Digitale Manipulation: mehr – schneller – perfekter

„Photoshopunfälle“ zeigen sehr anschaulich, was passiert, wenn selbst Profis übereifrig werden und sich unfreiwillig selbst verraten – z.B. durch scheinbar abgetrennte Gliedmaßen, physikalisch unmögliche Körperstellungen oder Personen im Bild, die trotz strahlender Sonne keinen Schatten werfen. Aber in der Mehrzahl sind die Überarbeitungen gut gemacht und sie führen dazu, dass Schönheiten auf den Titelseiten von Illustrierten im Gegensatz zu normalen Menschen keinerlei Hautunreinheiten, dafür aber stets strahlend weiße Zähne und eine makellose Figur haben.
Möglich machen dies die Bearbeitungsfunktionen von Programmen wie Adobe Photoshop, Gimp, PaintPro und anderen, die eine Manipulation jedes Bildpunktes (Pixel) ermöglichen. Aber im Gegensatz zu der analogen Retusche mit Pinsel, Stift, Schere und Kleber geht dies dank geeigneter Werkzeuge und Filter viel schneller und besser als je zuvor: Durch geschicktes Ausschneiden, Verschieben und Löschen von Bildteilen bekommt z.B. das Model eine schmalere Taille und einen längeren Hals – und die Haare werden gleich auch noch etwas üppiger und voller. Mit einem sogenannten Kopierstempel können vorhandene Bildteile an eine andere Stelle übertragen werden und damit z.B. ein störender Pickel beseitigt werden, indem er durch ein wenig Hautfarbe aus der Bildumgebung überdeckt wird. Intelligente Löschfunktionen hinterlassen im Gegensatz zur Schere nicht einfach ein Loch im Bild, sondern berechnen aus den nahegelegenen Pixeln, was anstelle des ausgeschnittenen Teils im Bild sein könnte. Wenn bei der digitalen Retusche keine groben Schnitzer unterlaufen, können nur Experten (siehe z.B. http://www.hackerfactor.com/blog/index.php?/archives/322-Body-By-Victoria.html) gut überarbeitete Bilder noch als solche entlarven.

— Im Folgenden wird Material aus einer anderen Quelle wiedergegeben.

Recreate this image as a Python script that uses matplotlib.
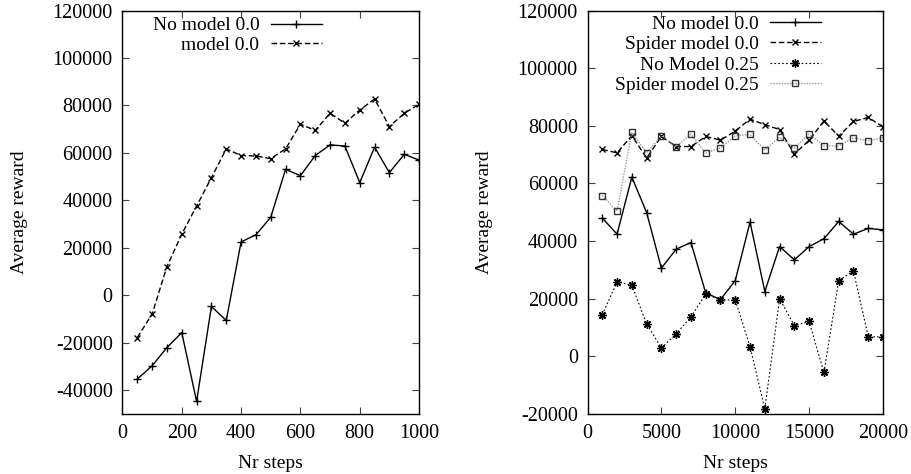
import matplotlib
matplotlib.use("Agg")
import matplotlib.pyplot as plt

plt.rcParams['font.family'] = ['Liberation Serif', 'DejaVu Serif']
plt.rcParams['axes.unicode_minus'] = False

# ---- left panel data ----
steps_left = [50, 100, 150, 200, 250, 300, 350, 400, 450, 500,
              550, 600, 650, 700, 750, 800, 850, 900, 950, 1000]
no_model_left = [-35300, -29700, -22000, -15700, -44700, -4700, -10600, 22500, 25500, 32900,
                 53100, 50400, 58900, 63400, 62900, 47500, 62400, 51700, 59400, 57000]
model_left = [-17800, -7900, 12100, 25800, 37600, 49600, 61700, 58900, 58700, 57600,
              61700, 72100, 69500, 76700, 72500, 78100, 82700, 71100, 76700, 80500]

# ---- right panel data ----
steps_right = [1000, 2000, 3000, 4000, 5000, 6000, 7000, 8000, 9000, 10000,
               11000, 12000, 13000, 14000, 15000, 16000, 17000, 18000, 19000, 20000]
no_model_00 = [48000, 42400, 62200, 49900, 30600, 37200, 39500, 22000, 19700, 26300,
               46600, 22500, 38100, 33500, 38100, 40800, 46800, 42400, 44400, 43900]
spider_00 = [71800, 70600, 76600, 68800, 76300, 72800, 72800, 76300, 75000, 78200,
             82300, 80400, 78700, 70200, 75000, 81700, 76400, 81500, 82900, 79600]
no_model_025 = [14450, 25800, 24700, 11300, 2900, 7800, 13700, 21600, 19700, 19500,
                3400, -18200, 20000, 10700, 12100, -5600, 26300, 29600, 6800, 6700]
spider_025 = [55800, 50400, 77800, 70600, 76500, 72800, 77100, 70600, 72300, 76500,
              77000, 71600, 76000, 72300, 77100, 73000, 73000, 75800, 74800, 75900]

left_yticks = [-40000, -20000, 0, 20000, 40000, 60000, 80000, 100000, 120000]
left_xticks = [0, 200, 400, 600, 800, 1000]
right_yticks = [-20000, 0, 20000, 40000, 60000, 80000, 100000, 120000]
right_xticks = [0, 5000, 10000, 15000, 20000]

FS = 14.5
LFS = 14
fig = plt.figure(figsize=(9.11, 4.74), dpi=100)
axL = fig.add_axes([0.1344, 0.1266, 0.4600 - 0.1344, 0.9778 - 0.1266])
axR = fig.add_axes([0.6449, 0.1266, 0.9693 - 0.6449, 0.9778 - 0.1266])

def style(ax, xt, yt, xlim, ylim, ylab_x):
    ax.set_xlim(*xlim)
    ax.set_ylim(*ylim)
    ax.set_xticks(xt)
    ax.set_yticks(yt)
    ax.tick_params(direction='in', length=5, width=0.8, top=True, right=True,
                   labelsize=FS, pad=7, color='#444444')
    for s in ax.spines.values():
        s.set_linewidth(1.0)
        s.set_color('black')
    ax.set_xlabel('Nr steps', fontsize=LFS)
    ax.set_ylabel('Average reward', fontsize=LFS)
    ax.xaxis.set_label_coords(0.5, -0.102)
    ax.yaxis.set_label_coords(ylab_x, 0.5)

ms = 6
axL.plot(steps_left, no_model_left, color='black', lw=1.0, ls='-', marker='+',
         ms=ms, mew=1.0, label='No model 0.0')
axL.plot(steps_left, model_left, color='black', lw=1.0, ls=(0, (4, 2)), marker='x',
         ms=5, mew=1.0, label='model 0.0')
style(axL, left_xticks, left_yticks, (0, 1000), (-50000, 120000), -0.318)
axL.legend(loc='upper right', bbox_to_anchor=(0.717, 1.018), frameon=False,
           markerfirst=False, fontsize=LFS, handlelength=2.6, handletextpad=0.6,
           labelspacing=0.1, borderpad=0.2, numpoints=1)

axR.plot(steps_right, no_model_00, color='black', lw=1.0, ls='-', marker='+',
         ms=ms, mew=1.0, label='No model 0.0')
axR.plot(steps_right, spider_00, color='black', lw=1.0, ls=(0, (4, 2)), marker='x',
         ms=5, mew=1.0, label='Spider model 0.0')
axR.plot(steps_right, no_model_025, color='black', lw=0.8, ls=(0, (1.5, 2)),
         marker=(8, 2, 0), ms=6, mew=1.0, label='No Model 0.25')
axR.plot(steps_right, spider_025, color='#999999', lw=1.0, ls=(0, (1, 1)), marker='s',
         ms=5, mew=1.0, mfc='none', mec='#333333', label='Spider model 0.25')
style(axR, right_xticks, right_yticks, (0, 20000), (-20000, 120000), -0.32)
axR.legend(loc='upper right', bbox_to_anchor=(0.835, 1.022), frameon=False,
           markerfirst=False, fontsize=LFS, handlelength=2.6, handletextpad=0.6,
           labelspacing=0.14, borderpad=0.2, numpoints=1)

fig.savefig('out.png', dpi=100)
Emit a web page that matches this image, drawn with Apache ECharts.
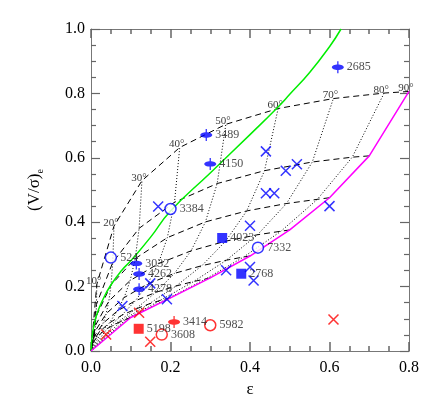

Von der Gestaltung über die Bearbeitung zur Manipulation

Die Grenzen sind dabei fließend: Wer immer ein Foto macht, wählt dadurch ja schon einen Ausschnitt aus der Realität, die ihn oder sie umgibt. Erst recht, wenn man dabei den Zoom-Regler der Kamera bedient bzw. am Objektiv die Brennweite verstellt, stellt man ein bestimmtes Detail in den Mittelpunkt. So wird aus einem Haus mit Vorgarten an einer vielbefahrenen Straße z.B. dank Teleobjektiv ein Haus im Grünen (vgl. https://de.wikipedia.org/wiki/Fotomanipulation). Von da aus ist es dann nur ein kleiner Schritt zur Entfernung eines störenden Details, um nachträglich ein noch besseres Bild zu bekommen. Und wenn der Himmel eher bedeckt war und das Foto insgesamt etwas flau geraten ist, kann man nachträglich mit der sogenannten Tonwertkorrektur sowie Helligkeit und Kontrast ein Bild zaubern, das ins Auge springt. Viele Kamera-Apps von Smartphones bieten dafür sogar schon eingebaute Filter. Und wer wollte nicht lieber solche Bilder als langweilige Schnappschüsse im Fotoalbum oder auf der Website haben? Kann man also tatsächlich den eigenen Augen trauen?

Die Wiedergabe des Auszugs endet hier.